### Given data

★ ★ ★ ★ ★

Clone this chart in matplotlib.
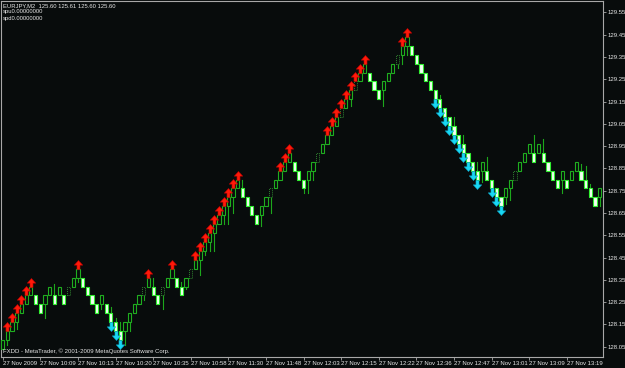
import matplotlib
matplotlib.use("Agg")
import matplotlib.pyplot as plt
from matplotlib.path import Path
from matplotlib.patches import Rectangle

# renko bricks: bottom price and direction (1 = up brick, -1 = down brick)
brick_low = [
    128.04, 128.08, 128.12, 128.16, 128.20, 128.24, 128.28, 128.24, 128.20, 128.24,
    128.28, 128.24, 128.28, 128.24, 128.28, 128.32, 128.36, 128.32, 128.28, 128.24,
    128.20, 128.24, 128.20, 128.16, 128.12, 128.08, 128.12, 128.16, 128.20, 128.24,
    128.28, 128.32, 128.28, 128.24, 128.28, 128.32, 128.36, 128.32, 128.28, 128.32,
    128.36, 128.40, 128.44, 128.48, 128.52, 128.56, 128.60, 128.64, 128.68, 128.72,
    128.76, 128.72, 128.68, 128.64, 128.60, 128.64, 128.68, 128.72, 128.76, 128.80,
    128.84, 128.88, 128.84, 128.80, 128.76, 128.80, 128.84, 128.88, 128.92, 128.96,
    129.00, 129.04, 129.08, 129.12, 129.16, 129.20, 129.24, 129.28, 129.24, 129.20,
    129.16, 129.20, 129.24, 129.28, 129.32, 129.36, 129.40, 129.36, 129.32, 129.28,
    129.24, 129.20, 129.16, 129.12, 129.08, 129.04, 129.00, 128.96, 128.92, 128.88,
    128.84, 128.80, 128.84, 128.80, 128.76, 128.72, 128.68, 128.72, 128.76, 128.80,
    128.84, 128.88, 128.92, 128.88, 128.92, 128.88, 128.84, 128.80, 128.76, 128.80,
    128.76, 128.80, 128.84, 128.80, 128.76, 128.72, 128.68, 128.72,
]
brick_dir = [
    1, 1, 1, 1, 1, 1, 1, -1, -1, 1,
    1, -1, 1, -1, 1, 1, 1, -1, -1, -1,
    -1, 1, -1, -1, -1, -1, 1, 1, 1, 1,
    1, 1, -1, -1, 1, 1, 1, -1, -1, 1,
    1, 1, 1, 1, 1, 1, 1, 1, 1, 1,
    1, -1, -1, -1, -1, 1, 1, 1, 1, 1,
    1, 1, -1, -1, -1, 1, 1, 1, 1, 1,
    1, 1, 1, 1, 1, 1, 1, 1, -1, -1,
    -1, 1, 1, 1, 1, 1, 1, -1, -1, -1,
    -1, -1, -1, -1, -1, -1, -1, -1, -1, -1,
    -1, -1, 1, -1, -1, -1, -1, 1, 1, 1,
    1, 1, 1, -1, 1, -1, -1, -1, -1, 1,
    -1, 1, 1, -1, -1, -1, -1, 1,
]
brick_size = 0.04

# shadows that stick out of the bricks (bar index: price)
wick_high = {11: 128.33, 23: 128.23, 24: 128.18, 25: 128.16, 32: 128.36, 38: 128.34,
             51: 128.80, 93: 129.18, 96: 129.08, 98: 129.00, 101: 128.88, 103: 128.90,
             113: 129.00, 115: 128.98, 123: 128.87, 124: 128.86, 125: 128.78}
wick_low = {1: 128.06, 3: 128.13, 9: 128.18, 16: 128.34, 21: 128.22, 26: 128.06,
            27: 128.12, 30: 128.26, 34: 128.22, 39: 128.31, 42: 128.37, 43: 128.46,
            44: 128.48, 45: 128.48, 47: 128.60, 48: 128.60, 49: 128.65, 55: 128.59,
            57: 128.65, 64: 128.74, 65: 128.74, 66: 128.80, 74: 129.13, 81: 129.13,
            84: 129.30, 85: 129.32, 86: 129.36, 102: 128.79, 107: 128.69, 108: 128.71,
            119: 128.74, 127: 128.68}

faded = [14, 30, 34, 40, 57, 67, 72, 75, 84, 109]

up_signals = [1, 2, 3, 4, 5, 6, 16, 31, 36, 41, 42, 43, 44, 45, 46, 47, 48, 49, 50,
              59, 60, 61, 69, 70, 71, 72, 73, 74, 75, 76, 77, 85, 86]
down_signals = [23, 24, 25, 92, 93, 94, 95, 96, 97, 98, 99, 100, 101, 104, 105, 106]

time_ticks = [0, 8, 16, 24, 32, 40, 48, 56, 64, 72, 80, 88, 96, 104, 112, 120]
time_labels = ["27 Nov 2009", "27 Nov 10:09", "27 Nov 10:13", "27 Nov 10:20",
               "27 Nov 10:35", "27 Nov 10:58", "27 Nov 11:30", "27 Nov 11:48",
               "27 Nov 12:03", "27 Nov 12:15", "27 Nov 12:22", "27 Nov 12:36",
               "27 Nov 12:47", "27 Nov 13:01", "27 Nov 13:09", "27 Nov 13:19"]
price_ticks = [128.05, 128.15, 128.25, 128.35, 128.45, 128.55, 128.65, 128.75,
               128.85, 128.95, 129.05, 129.15, 129.25, 129.35, 129.45, 129.55]

BG = "#080c0c"
FONT = "Liberation Sans"
TXT = "#e6e6e6"

fig = plt.figure(figsize=(6.25, 3.68), dpi=100, facecolor=BG)
ax = fig.add_axes([1 / 625, 1 - 357 / 368, 602 / 625, 356 / 368], facecolor=BG)

w = 0.68
for i, (lo, d) in enumerate(zip(brick_low, brick_dir)):
    hi = lo + brick_size
    if i in wick_high:
        ax.plot([i, i], [hi, wick_high[i]], color="#1ca81c", lw=0.8, zorder=2)
    if i in wick_low:
        ax.plot([i, i], [wick_low[i], lo], color="#1ca81c", lw=0.8, zorder=2)
    if d > 0:
        if i in faded:
            ax.add_patch(Rectangle((i - w / 2, lo), w, brick_size, facecolor=BG,
                                   edgecolor="#2f7f2f", lw=0.7, ls=(0, (1, 1)), zorder=3))
        else:
            ax.add_patch(Rectangle((i - w / 2, lo), w, brick_size, facecolor=BG,
                                   edgecolor="#1fae1f", lw=0.8, zorder=3))
    else:
        ax.add_patch(Rectangle((i - w / 2, lo), w, brick_size, facecolor="#f4fff4",
                               edgecolor="#30f030", lw=0.8, zorder=3))

# arrow glyphs, anchored at the base
up_arrow = Path([(-0.17, 0), (0.17, 0), (0.17, 0.48), (0.47, 0.48), (0, 1),
                 (-0.47, 0.48), (-0.17, 0.48), (-0.17, 0)], closed=True)
down_arrow = Path([(x, -y) for x, y in up_arrow.vertices], closed=True)

ux = up_signals
uy = [max(brick_low[i] + brick_size, wick_high.get(i, 0)) for i in ux]
ax.plot(ux, uy, ls="none", marker=up_arrow, ms=13, mfc="#ff1a0a", mec="#b80000",
        mew=0.4, zorder=5)
dx = down_signals
dy = [min(brick_low[i], wick_low.get(i, 999)) for i in dx]
ax.plot(dx, dy, ls="none", marker=down_arrow, ms=13, mfc="#18d8f4", mec="#0a9cbc",
        mew=0.4, zorder=5)

ax.set_xlim(-0.36, 127.7)
ax.set_ylim(128.004, 129.601)

for s in ax.spines.values():
    s.set_color("#a8a8a8")
    s.set_linewidth(0.8)

ax.yaxis.tick_right()
ax.set_yticks(price_ticks)
ax.set_yticklabels(["%.2f" % p for p in price_ticks], fontfamily=FONT)
ax.set_xticks(time_ticks)
ax.set_xticklabels(time_labels, fontfamily=FONT, ha="left")
ax.tick_params(axis="y", colors="#a8a8a8", labelcolor=TXT, labelsize=4.3,
               length=2, width=0.6, pad=1.2)
ax.tick_params(axis="x", colors="#a8a8a8", labelcolor=TXT, labelsize=4.3,
               length=2, width=0.6, pad=1.0)

fig.text(3 / 625, 1 - 5.5 / 368, "EURJPY,M2  125.60 125.61 125.60 125.60",
         color=TXT, fontsize=4.2, family=FONT, va="center")
fig.text(3 / 625, 1 - 12 / 368, "spu0.00000000", color=TXT, fontsize=4.2,
         family=FONT, va="center")
fig.text(3 / 625, 1 - 18.5 / 368, "spd0.00000000", color=TXT, fontsize=4.2,
         family=FONT, va="center")
fig.text(3 / 625, 1 - 351.5 / 368,
         "FXDD - MetaTrader, \u00a9 2001-2009 MetaQuotes Software Corp.",
         color=TXT, fontsize=4.3, family=FONT, va="center")

fig.savefig("out.png", dpi=100, facecolor=BG)
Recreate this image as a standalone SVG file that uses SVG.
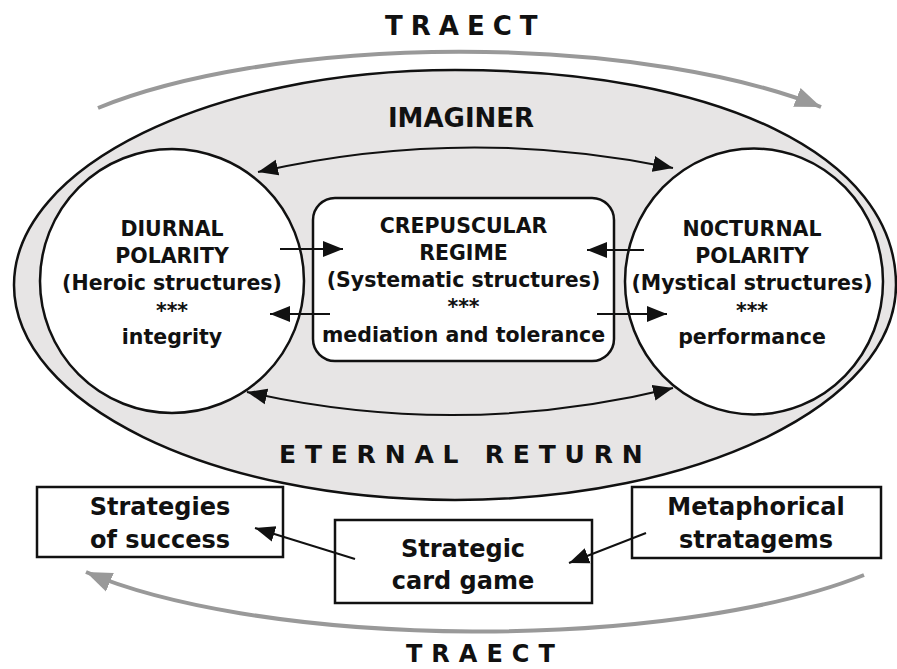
<svg xmlns="http://www.w3.org/2000/svg" width="897" height="669" viewBox="0 0 897 669">
<style>
  text { font-family: "DejaVu Sans", Verdana, sans-serif; font-weight: bold; fill: #111; }
  .node { fill: #fff; stroke: #111; stroke-width: 2.5; }
  .nt { font-size: 20.5px; text-anchor: middle; }
  .bt { font-size: 24px; text-anchor: middle; }
  .conn { fill: none; stroke: #111; stroke-width: 2; }
  .gray { fill: none; stroke: #999; stroke-width: 4; }
  .spaced { font-size: 26px; }
</style>
<defs>
  <marker id="ah" markerUnits="userSpaceOnUse" markerWidth="22" markerHeight="18" refX="20" refY="8" orient="auto-start-reverse" viewBox="0 0 22 16">
    <path d="M0,0 L20,8 L0,16 z" fill="#111"/>
  </marker>
  <marker id="gh" markerUnits="userSpaceOnUse" markerWidth="28" markerHeight="22" refX="26" refY="10" orient="auto" viewBox="0 0 28 20">
    <path d="M0,0 L26,10 L0,20 z" fill="#999"/>
  </marker>
</defs>
<rect width="897" height="669" fill="#fff"/>

<g id="traect-top">
  <text class="spaced" x="385" y="35" letter-spacing="8">TRAECT</text>
</g>

<g id="imaginer">
  <path d="M14,285 C14,166.3 211.4,70 455,70 C719.6,70 896,156 896,285 C896,403.7 698.6,500 455,500 C211.4,500 14,403.7 14,285 Z" fill="#e7e5e5" stroke="#111" stroke-width="2.5"/>
  <text x="461" y="127" font-size="26" text-anchor="middle">IMAGINER</text>
  <text x="279" y="463" font-size="25" letter-spacing="8.8">ETERNAL RETURN</text>
</g>

<g id="diurnal">
  <circle class="node" cx="172" cy="281" r="132"/>
  <text class="nt" x="172" y="236">DIURNAL</text>
  <text class="nt" x="172" y="263">POLARITY</text>
  <text class="nt" x="172" y="290">(Heroic structures)</text>
  <text class="nt" x="172" y="318">***</text>
  <text class="nt" x="172" y="344">integrity</text>
</g>

<g id="nocturnal">
  <ellipse class="node" cx="754" cy="281.5" rx="129" ry="133"/>
  <text class="nt" x="752" y="236">N0CTURNAL</text>
  <text class="nt" x="752" y="263">POLARITY</text>
  <text class="nt" x="752" y="290">(Mystical structures)</text>
  <text class="nt" x="752" y="318">***</text>
  <text class="nt" x="752" y="344">performance</text>
</g>

<g id="crepuscular">
  <rect class="node" x="313" y="198" width="301" height="163" rx="22"/>
  <text class="nt" x="463.5" y="233">CREPUSCULAR</text>
  <text class="nt" x="463.5" y="260">REGIME</text>
  <text class="nt" x="463.5" y="287">(Systematic structures)</text>
  <text class="nt" x="463.5" y="314">***</text>
  <text class="nt" x="463.5" y="342">mediation and tolerance</text>
</g>

<g id="strategies-of-success">
  <rect class="node" x="37" y="487" width="246" height="70"/>
  <text class="bt" x="160" y="515">Strategies</text>
  <text class="bt" x="160" y="548">of success</text>
</g>

<g id="strategic-card-game">
  <rect class="node" x="335" y="520" width="257" height="83"/>
  <text class="bt" x="463" y="557">Strategic</text>
  <text class="bt" x="463" y="589">card game</text>
</g>

<g id="metaphorical-stratagems">
  <rect class="node" x="632" y="487" width="249" height="71"/>
  <text class="bt" x="756" y="515">Metaphorical</text>
  <text class="bt" x="756" y="548">stratagems</text>
</g>

<g id="traect-bottom">
  <text x="406" y="662" font-size="24" letter-spacing="9">TRAECT</text>
</g>

<g id="connectors">
  <path class="gray" d="M98,108 A460,146 0 0,1 821,107" marker-end="url(#gh)"/>
  <path class="gray" d="M864,575 A470,132 0 0,1 86,572" marker-end="url(#gh)"/>
  <path class="conn" d="M258,172 Q465,125 673,168" marker-start="url(#ah)" marker-end="url(#ah)"/>
  <path class="conn" d="M247,392 Q460,440 673,388" marker-start="url(#ah)" marker-end="url(#ah)"/>
  <path class="conn" d="M280,249 L343,249" marker-end="url(#ah)"/>
  <path class="conn" d="M330,314 L270,314" marker-end="url(#ah)"/>
  <path class="conn" d="M644,250 L587,250" marker-end="url(#ah)"/>
  <path class="conn" d="M597,314 L667,314" marker-end="url(#ah)"/>
  <path class="conn" d="M355,559 L255,528" marker-end="url(#ah)"/>
  <path class="conn" d="M646,533 L569,563" marker-end="url(#ah)"/>
</g>
</svg>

★ ★ ★ ★ ★

### The request
Gather, from the listing above, every line carrying the word "that".

### Reply
# shadows that stick out of the bricks (bar index: price)
Recreate this image as a standalone SVG file that uses SVG.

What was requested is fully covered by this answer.